Three Quick Dinner Recipes that Can Save You
Your husband just called around half an hour to announce that some guests are due. So, what to do next? Allow me to sort it out for you. I have faced such situations but have always bailed myself out through certain quick dinner recipes that I am collected from my mom, my elder sister and friends. I would like you to try out these recipes. It will definitely make your life easier!
Roasted Broccoli with Pine Nuts and Lemon
- Broccoli, one large head, divided into 1 ½ inch florets, sliced and stems peeled
- Salt, as required
- Olive oil, ¼ cup
- Pine nuts, 1 ½ tablespoons
- Freshly ground pepper
- Minced shallot, 1 teaspoons
- Fresh lemon juice, 2 teaspoons
Toss stems and florets of broccoli over a large baking sheet adding around 2 tablespoons of olive oil and using pepper and salt for seasoning. In an oven preheated to 400°, roast the broccoli for approximately half an hour, tossing in between, until tender and brown.
In the meantime, get the pine nuts toasted in a small skillet over medium heat for around 4 minutes, or till you see a light golden color throughout.
Whisk shallot, lemon juice and the remaining olive oil in a small bowl and season the dressing using pepper and salt. Take a serving bowl and transfer the broccoli. Toss after adding toasted pine nuts and the dressing. Serve when ready.

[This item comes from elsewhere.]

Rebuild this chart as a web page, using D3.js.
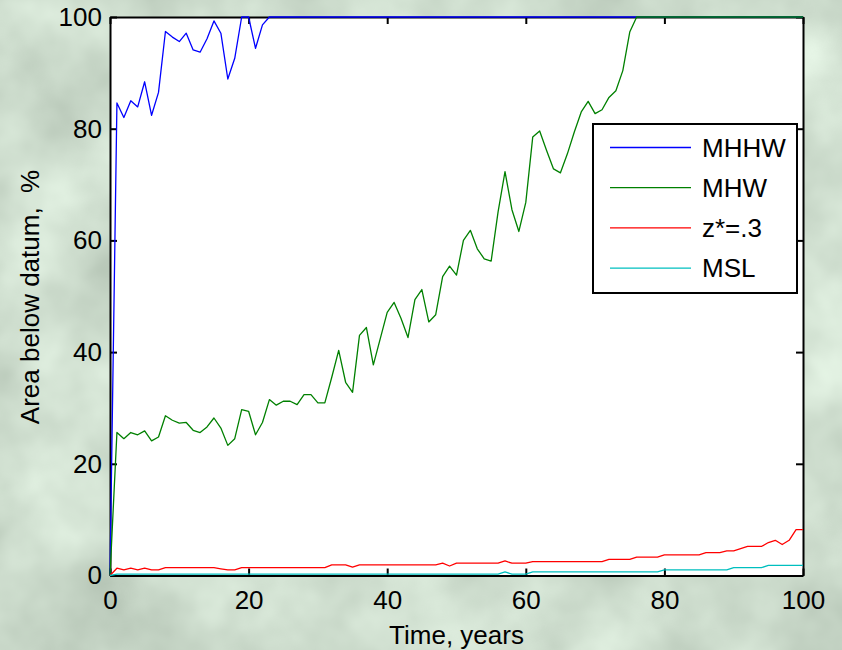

Mashed Potatoes with Brown Butter
- All-purpose or white potatoes, 3 ½ pounds, peeled, cut into pieces
- Milk, 1 cup
- Butter, unsalted, 1 stick and 2 tablespoons
- Crème, ¼ cup
Cook the potatoes in a big vessel of boiling salted water over medium heat, until they become soft (for around half an hour). Drain properly. Put back the potatoes in the vessel and cook for about 60 seconds over high heat, so that they are slightly dried out. Again take the potatoes, pass across a ricer, and put back in the vessel.
Take the butter in a small saucepan and cook over medium heat. It will take about four to five minutes, and you will see the milk solids taking a dark golden color. Add the stick of butter along with crème and milk to the potatoes, stirring continuously. Sprinkle salt for seasoning and stir the mixture in medium heat till it gets heated up. Add the remaining 2 tablespoons of butter to the potatoes before serving.

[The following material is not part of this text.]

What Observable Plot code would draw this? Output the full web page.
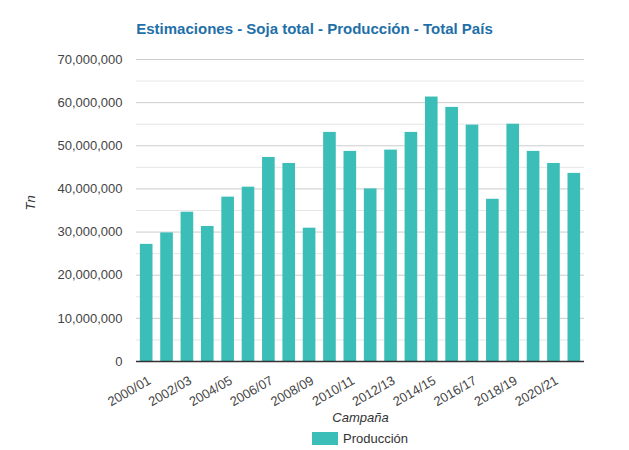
<!DOCTYPE html>
<html>
<head>
<meta charset="utf-8">
<script src="https://cdn.jsdelivr.net/npm/d3@7"></script>
<script src="https://cdn.jsdelivr.net/npm/@observablehq/plot@0.6"></script>
<style>
  html, body { margin: 0; padding: 0; background: #fff; }
  body { width: 629px; height: 450px; overflow: hidden; font-family: "Liberation Sans", Arial, sans-serif; position: relative; }
  #title { position: absolute; left: 0; top: 20px; width: 629px; text-align: center; font-weight: bold; font-size: 15px; color: #1f6fa8; }
  #chart { position: absolute; left: 0; top: 45px; }
  #legend { position: absolute; left: 136px; top: 431px; width: 448px; text-align: center; font-size: 13px; color: #333; }
  #legend .sw { display: inline-block; width: 26px; height: 13px; background: #3bbdb8; vertical-align: -2px; margin-right: 5px; }
</style>
</head>
<body>
<div id="title">Estimaciones - Soja total - Producción - Total País</div>
<div id="chart"></div>
<div id="legend"><span class="sw"></span>Producción</div>
<script>
const campaigns = ["2000/01","2001/02","2002/03","2003/04","2004/05","2005/06","2006/07","2007/08","2008/09","2009/10","2010/11","2011/12","2012/13","2013/14","2014/15","2015/16","2016/17","2017/18","2018/19","2019/20","2020/21","2021/22"];
const production = [27150000, 29800000, 34600000, 31300000, 38100000, 40400000, 47300000, 45900000, 30900000, 53100000, 48700000, 40000000, 49000000, 53100000, 61300000, 58900000, 54800000, 37600000, 55000000, 48700000, 45900000, 43600000];
const tickLabels = ["2000/01","2002/03","2004/05","2006/07","2008/09","2010/11","2012/13","2014/15","2016/17","2018/19","2020/21"];
const majorTicks = [0,10000000,20000000,30000000,40000000,50000000,60000000,70000000];
const minorTicks = [5000000,15000000,25000000,35000000,45000000,55000000,65000000];

const data = campaigns.map((c, i) => ({campaign: c, value: production[i]}));
const fmt = d3.format(",");

const chart = Plot.plot({
  width: 629,
  height: 380,
  marginLeft: 136,
  marginRight: 45,
  marginTop: 14,
  marginBottom: 64,
  style: {fontFamily: "Liberation Sans, Arial, sans-serif", fontSize: "13px", color: "#444"},
  x: {domain: campaigns, paddingInner: 0.38, paddingOuter: 0.19, round: false, label: null},
  y: {domain: [0, 70000000], label: null},
  marks: [
    Plot.ruleY(minorTicks, {stroke: "#e6e6e6", strokeWidth: 1}),
    Plot.ruleY(majorTicks, {stroke: "#cccccc", strokeWidth: 1}),
    Plot.barY(data, {x: "campaign", y: "value", fill: "#3bbdb8"}),
    Plot.ruleY([0], {stroke: "#333", strokeWidth: 1.5}),
    Plot.axisY({ticks: majorTicks, tickFormat: fmt, tickSize: 0, tickPadding: 14, fontSize: 13, fill: "#444", label: null}),
    Plot.axisX({ticks: tickLabels, tickSize: 0, tickRotate: -30, tickPadding: 14, dx: 3, dy: 4, fontSize: 13, fill: "#444", label: null}),
    Plot.text(["Campaña"], {frameAnchor: "bottom", dy: 60, fontStyle: "italic", fontSize: 13, fill: "#333"}),
    Plot.text(["Tn"], {frameAnchor: "left", dx: -106, rotate: -90, fontStyle: "italic", fontSize: 13, fill: "#333"})
  ]
});
document.getElementById("chart").appendChild(chart);
</script>
</body>
</html>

Roasted Chicken with Kale and Potatoes
- Butternut squash, 3 pounds, seeded, diced into one-inch pieces, peeled
- Ground cumin, 1 1/2 teaspoons
- Freshly ground pepper
- Kosher salt
- Olive oil, extra-virgin, 2 tablespoons
- Cayenne pepper, 1/4 teaspoon
- Ground coriander, 1 teaspoon
Toss squash with cayenne, olive oil, coriander and cumin in a large bowl and sprinkle pepper and salt for seasoning. Over a baking sheet, evenly spread the squash in one layer and roast for around 35 minutes in an oven preheated to 425°, tossing once or twice in between. When you see the squash becoming tender and turning light brown, you will know that it is done. Place it in a bowl. Serve.